• **DATA SECTION**:

--

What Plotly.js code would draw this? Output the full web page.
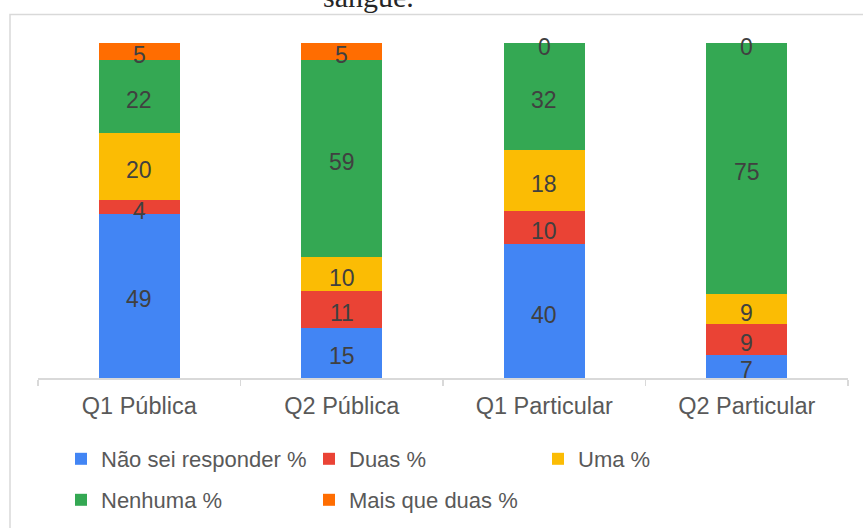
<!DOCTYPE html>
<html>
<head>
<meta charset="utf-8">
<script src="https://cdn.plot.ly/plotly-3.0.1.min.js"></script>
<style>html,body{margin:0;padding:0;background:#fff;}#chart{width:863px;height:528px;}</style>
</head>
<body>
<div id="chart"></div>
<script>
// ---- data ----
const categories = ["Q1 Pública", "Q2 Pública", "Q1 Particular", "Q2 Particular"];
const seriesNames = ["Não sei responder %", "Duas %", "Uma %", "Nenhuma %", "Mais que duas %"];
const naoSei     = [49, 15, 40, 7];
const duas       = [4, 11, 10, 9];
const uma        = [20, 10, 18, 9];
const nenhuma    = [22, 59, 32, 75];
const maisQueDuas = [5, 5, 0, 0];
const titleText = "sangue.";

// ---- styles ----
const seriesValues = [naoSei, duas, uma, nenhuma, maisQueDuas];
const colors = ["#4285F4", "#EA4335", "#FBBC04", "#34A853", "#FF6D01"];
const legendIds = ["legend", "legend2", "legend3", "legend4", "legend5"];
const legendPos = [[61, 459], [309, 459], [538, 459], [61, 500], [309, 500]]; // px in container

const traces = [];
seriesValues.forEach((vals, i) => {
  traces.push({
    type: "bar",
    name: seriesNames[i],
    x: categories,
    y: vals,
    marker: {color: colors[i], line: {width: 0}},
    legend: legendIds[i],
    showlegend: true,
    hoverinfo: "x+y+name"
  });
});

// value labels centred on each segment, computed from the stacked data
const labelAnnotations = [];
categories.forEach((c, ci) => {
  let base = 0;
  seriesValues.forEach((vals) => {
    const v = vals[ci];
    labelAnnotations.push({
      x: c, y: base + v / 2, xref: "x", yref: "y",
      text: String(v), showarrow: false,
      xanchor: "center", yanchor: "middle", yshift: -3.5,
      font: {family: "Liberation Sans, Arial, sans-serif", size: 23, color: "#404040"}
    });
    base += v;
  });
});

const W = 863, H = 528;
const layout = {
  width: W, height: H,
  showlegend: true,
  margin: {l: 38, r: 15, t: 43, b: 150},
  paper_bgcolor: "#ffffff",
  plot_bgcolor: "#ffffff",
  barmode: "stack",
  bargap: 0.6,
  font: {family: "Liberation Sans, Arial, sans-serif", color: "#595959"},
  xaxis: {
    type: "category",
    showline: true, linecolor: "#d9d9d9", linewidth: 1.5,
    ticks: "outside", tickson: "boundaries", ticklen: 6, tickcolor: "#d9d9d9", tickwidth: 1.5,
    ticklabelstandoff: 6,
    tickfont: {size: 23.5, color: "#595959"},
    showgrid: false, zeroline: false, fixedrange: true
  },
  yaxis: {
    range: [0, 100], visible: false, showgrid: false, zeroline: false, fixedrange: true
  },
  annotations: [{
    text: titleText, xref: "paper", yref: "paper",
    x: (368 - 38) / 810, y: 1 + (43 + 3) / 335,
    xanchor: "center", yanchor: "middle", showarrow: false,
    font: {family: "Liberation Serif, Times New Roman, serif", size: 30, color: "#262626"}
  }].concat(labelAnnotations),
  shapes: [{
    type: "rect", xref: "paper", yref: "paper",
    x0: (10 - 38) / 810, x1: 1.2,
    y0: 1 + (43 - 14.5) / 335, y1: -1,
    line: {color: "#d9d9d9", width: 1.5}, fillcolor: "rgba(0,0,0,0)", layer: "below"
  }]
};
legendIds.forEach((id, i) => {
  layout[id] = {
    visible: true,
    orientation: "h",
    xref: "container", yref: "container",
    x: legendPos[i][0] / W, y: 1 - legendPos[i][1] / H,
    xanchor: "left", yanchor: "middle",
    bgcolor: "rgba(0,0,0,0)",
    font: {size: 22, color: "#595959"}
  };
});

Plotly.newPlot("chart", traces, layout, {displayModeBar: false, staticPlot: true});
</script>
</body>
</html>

--

Copy the listing in full and without alteration, omitting every picture.

What Plotly.js code would draw this? Output the full web page.
<!DOCTYPE html>
<html>
<head>
<meta charset="utf-8">
<script src="https://cdn.plot.ly/plotly-3.0.1.min.js"></script>
<style>html,body{margin:0;padding:0;background:#fff;}#chart{width:863px;height:528px;}</style>
</head>
<body>
<div id="chart"></div>
<script>
// ---- data ----
const categories = ["Q1 Pública", "Q2 Pública", "Q1 Particular", "Q2 Particular"];
const seriesNames = ["Não sei responder %", "Duas %", "Uma %", "Nenhuma %", "Mais que duas %"];
const naoSei     = [49, 15, 40, 7];
const duas       = [4, 11, 10, 9];
const uma        = [20, 10, 18, 9];
const nenhuma    = [22, 59, 32, 75];
const maisQueDuas = [5, 5, 0, 0];
const titleText = "sangue.";

// ---- styles ----
const seriesValues = [naoSei, duas, uma, nenhuma, maisQueDuas];
const colors = ["#4285F4", "#EA4335", "#FBBC04", "#34A853", "#FF6D01"];
const legendIds = ["legend", "legend2", "legend3", "legend4", "legend5"];
const legendPos = [[61, 459], [309, 459], [538, 459], [61, 500], [309, 500]]; // px in container

const traces = [];
seriesValues.forEach((vals, i) => {
  traces.push({
    type: "bar",
    name: seriesNames[i],
    x: categories,
    y: vals,
    marker: {color: colors[i], line: {width: 0}},
    legend: legendIds[i],
    showlegend: true,
    hoverinfo: "x+y+name"
  });
});

// value labels centred on each segment, computed from the stacked data
const labelAnnotations = [];
categories.forEach((c, ci) => {
  let base = 0;
  seriesValues.forEach((vals) => {
    const v = vals[ci];
    labelAnnotations.push({
      x: c, y: base + v / 2, xref: "x", yref: "y",
      text: String(v), showarrow: false,
      xanchor: "center", yanchor: "middle", yshift: -3.5,
      font: {family: "Liberation Sans, Arial, sans-serif", size: 23, color: "#404040"}
    });
    base += v;
  });
});

const W = 863, H = 528;
const layout = {
  width: W, height: H,
  showlegend: true,
  margin: {l: 38, r: 15, t: 43, b: 150},
  paper_bgcolor: "#ffffff",
  plot_bgcolor: "#ffffff",
  barmode: "stack",
  bargap: 0.6,
  font: {family: "Liberation Sans, Arial, sans-serif", color: "#595959"},
  xaxis: {
    type: "category",
    showline: true, linecolor: "#d9d9d9", linewidth: 1.5,
    ticks: "outside", tickson: "boundaries", ticklen: 6, tickcolor: "#d9d9d9", tickwidth: 1.5,
    ticklabelstandoff: 6,
    tickfont: {size: 23.5, color: "#595959"},
    showgrid: false, zeroline: false, fixedrange: true
  },
  yaxis: {
    range: [0, 100], visible: false, showgrid: false, zeroline: false, fixedrange: true
  },
  annotations: [{
    text: titleText, xref: "paper", yref: "paper",
    x: (368 - 38) / 810, y: 1 + (43 + 3) / 335,
    xanchor: "center", yanchor: "middle", showarrow: false,
    font: {family: "Liberation Serif, Times New Roman, serif", size: 30, color: "#262626"}
  }].concat(labelAnnotations),
  shapes: [{
    type: "rect", xref: "paper", yref: "paper",
    x0: (10 - 38) / 810, x1: 1.2,
    y0: 1 + (43 - 14.5) / 335, y1: -1,
    line: {color: "#d9d9d9", width: 1.5}, fillcolor: "rgba(0,0,0,0)", layer: "below"
  }]
};
legendIds.forEach((id, i) => {
  layout[id] = {
    visible: true,
    orientation: "h",
    xref: "container", yref: "container",
    x: legendPos[i][0] / W, y: 1 - legendPos[i][1] / H,
    xanchor: "left", yanchor: "middle",
    bgcolor: "rgba(0,0,0,0)",
    font: {size: 22, color: "#595959"}
  };
});

Plotly.newPlot("chart", traces, layout, {displayModeBar: false, staticPlot: true});
</script>
</body>
</html>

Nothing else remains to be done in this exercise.